One of the most successful flagship schemes launched in Prime Minister Narendra Modi's first term was the Pradhan Mantri Ujjwala Yojana (PMUY), which was launched in May 2016 and aimed at providing clean fuel to all households in the country. The initial target was to give 5 crore free LPG connections by March 2019 but the Interim Budget in February revealed that over 6 crore connections had already been delivered.
Given this track record, Finance Minister Nirmala Sitharaman may reportedly propose to complete the reset target of 8 crore LPG connections in the first 100 days of the government. In addition, another 1-2 crore new connections would be given in the subsequent months to cover all poor households.
FULL COVERAGE: Union Budget 2019
The buzz is that the upcoming Budget may allocate an additional Rs 2,000-3,000 crore for the Ujjwala scheme to complete the coverage of 100 per cent households from about 93-94 per cent at present. While Rs 8,000 crore was allocated to this scheme to start with, former Finance Minister Arun Jaitley had earmarked an additional Rs 4,800 crore for it in Budget 2018.
As India is staring at a major water crises, Sitharaman's maiden budget is also expected to focus on 'jal' or water. Niti Aayog, in a recent report, had said 21 cities of India, including Delhi, Chennai and Bengaluru, will run out of groundwater by 2020. The report said 40 per cent of the country's population will have no access to the potent water by 2040.
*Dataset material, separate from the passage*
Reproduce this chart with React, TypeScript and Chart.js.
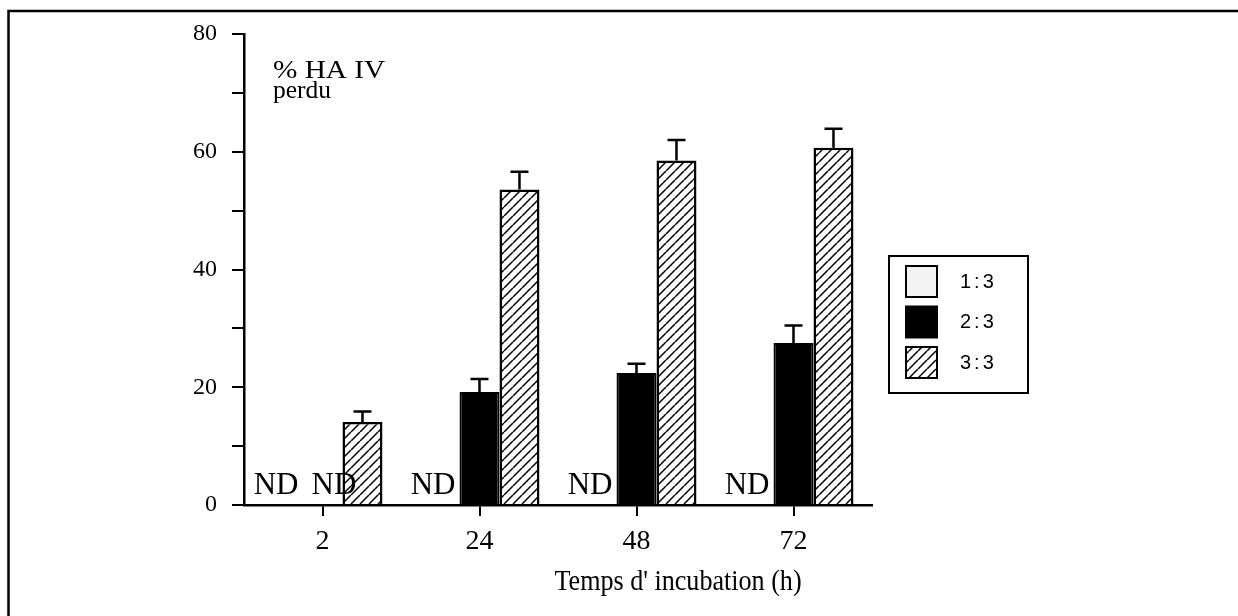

The Modi 2.0 government's flagship Nal se Jal scheme is also a step in this direction. The scheme aims to provide piped water supply for every household by 2024. The scheme comes under the ambit of the newly created Jal Shakti Ministry, which has merged the ministries of water resources, river development and Ganga Rejuvenation with the Drinking Water and Sanitation portfolio. Gajendra Singh Shekhawat took charge of this new ministry on May 31.
The Jal Shakti Ministry has been set up at a time when a heat wave is currently sweeping north India and the delayed monsoon has delivered lower-than normal rainfall since the start of the season on June 1. The future looks far more dire. By 2020, India will be formally categorised as a "water stressed" country, one where per capita availability of water is less than 1,000 cubic metres or less. A June 2018 Niti Ayog report grimly forecasts water demand will be twice the present supply and India could lose up to 6 per cent of its GDP.
So the new ministry - which also take on issues ranging from the byzantine Namami Gange project and the controversial river linkage programme to the national mission on irrigation for providing water to every field - has its work cut out. Its success will depend on the kind of budgetary support it gets on July 5.
Earlier this month, Shekhawat went a step further and announced that the Centre has set a target of providing clean drinking water to all by 2024 and is currently formulating a plan to make this possible. "There are nearly 14 crore households where clean drinking water is yet to reach," he said, adding that in states such as Uttar Pradesh, Bihar, West Bengal, Chhattisgarh, Jharkhand and Odisha, the coverage of clean drinking water is less than 5 per cent. The minister, however, did not respond to the question on when the project will be formally launched. Perhaps the honour has been reserved for the country's first full-time female finance minister.